I’m I guess a writer first, and a performer second. So it’s all about, getting my writing out there to a wider audience. I write all the time, writing down conversations that I’ve heard and remembered. It all then gets written, re-written, reshaped and reused.
One scene I actually wrote way back on my scriptwriting course at uni (the tutor hated it as it happens but it was the same one I won the Ideastap’ award with, so there!).
This has been my first big project of this size. I’ve performed on stage a lot in the last 18 months, but there’s a big difference between standing on stage for 10 minutes doing stand-up or spoken word, and doing a whole full on one-hour show. I couldn’t have done this without the help of lots and lots of people, in fact I don’t know where to start in terms of talking about everyone who has helped and collaborated on this, Penny Woolcock, Scottee, Jules, Ellie, not to mention courses I took at the Lyric Hammersmith and the Almeida. The list goes on and on….
4. What do you feel the role of the audience is, in terms of making the meaning of your work?
It couldn’t have actually got up on stage and performed this if I hadn’t got up in front of an audience 18 months ago at the Soho Comedy Lab. I came out of uni deciding I wanted to be a writer not an actress.
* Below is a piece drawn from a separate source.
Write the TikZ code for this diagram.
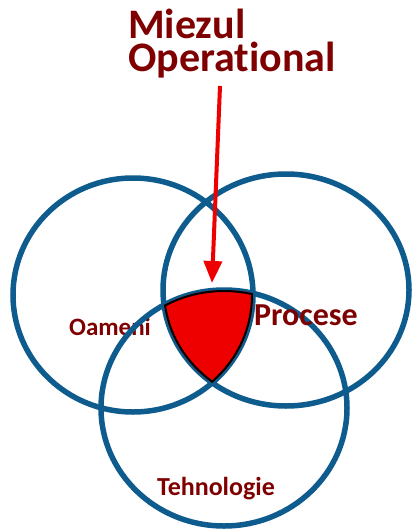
\documentclass[tikz,border=0pt]{standalone}
\usepackage{fontspec}
\setmainfont{Carlito}[Ligatures={NoCommon,NoContextual}]
\usetikzlibrary{positioning,arrows.meta,shapes.geometric}
\definecolor{mzalbastru}{HTML}{0E5C8E}
\definecolor{mzvisiniu}{HTML}{7F0000}
\definecolor{mzrosu}{HTML}{EE0000}
\tikzset{
  mzcerc/.style={draw=mzalbastru, line width=5.5pt, ellipse, inner sep=0pt},
  mzeticheta/.style={text=mzvisiniu, font=\bfseries, anchor=base, inner sep=0pt},
  mzsageata/.style={-{Triangle[length=22pt, width=18pt]}, line width=4pt, draw=mzrosu},
}
\begin{document}
\begin{tikzpicture}[x=1pt, y=-1pt,
            titlu/.style={mzeticheta, font=\bfseries\fontsize{42}{33}\selectfont, anchor=base west},
            contur/.style={draw=black, line width=4pt}
        ]
            \useasboundingbox (0,0) rectangle (414,532);
            % eticheta de sub cercuri
            \node[mzeticheta, font=\bfseries\fontsize{25}{30}\selectfont] (toameni) at (110,335) {Oameni};
            % cele trei cercuri
            \node[mzcerc, minimum width=240pt, minimum height=234pt] (oameni) at (133,295) {};
            \node[mzcerc, minimum width=246pt, minimum height=232pt] (procese) at (286,290) {};
            \node[mzcerc, minimum width=246pt, minimum height=236pt] (tehnologie) at (224,408) {};
            % zona comuna
            \begin{scope}
                \clip (133,295) ellipse [x radius=120, y radius=117];
                \clip (286,290) ellipse [x radius=123, y radius=116];
                \clip (224,408) ellipse [x radius=123, y radius=118];
                \fill[mzrosu] (0,0) rectangle (414,532);
                \draw[contur] (133,295) ellipse [x radius=120, y radius=117];
                \draw[contur] (286,290) ellipse [x radius=123, y radius=116];
                \draw[contur] (224,408) ellipse [x radius=123, y radius=118];
            \end{scope}
            \node[mzeticheta, font=\bfseries\fontsize{32}{36}\selectfont] (tprocese) at (306,325) {Procese};
            \node[mzeticheta, font=\bfseries\fontsize{26}{30}\selectfont] (ttehnologie) at (216,495) {Tehnologie};
            \node[titlu] (miezul) at (128,39) {Miezul};
            \node[titlu] (operational) at (128,72) {Operational};
            \coordinate (start) at (220,86);
            \coordinate (varf) at (212,283);
            \draw[mzsageata] (start) -- (varf);
        \end{tikzpicture}
\end{document}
I love writing and it is so much easier to write and hand it over to actors to perform. I didn’t plan on doing stand-up, or spoken word, or even performing.
But the really supportive crowd of people I met at the Soho Comedy Lab persuaded me that what I think is funny is funny, and I can be weird and people still love it. Even a bigger shock was writing two poems for the Roundhouse Poetry Slam, getting on stage and winning third prize. I was so nervous, and to hear so many people say they loved my
Are there any questions that you feel I have missed out that would help me to understand how dramaturgy works for you?
All I can say is come and see the play and ask me after 25 performances!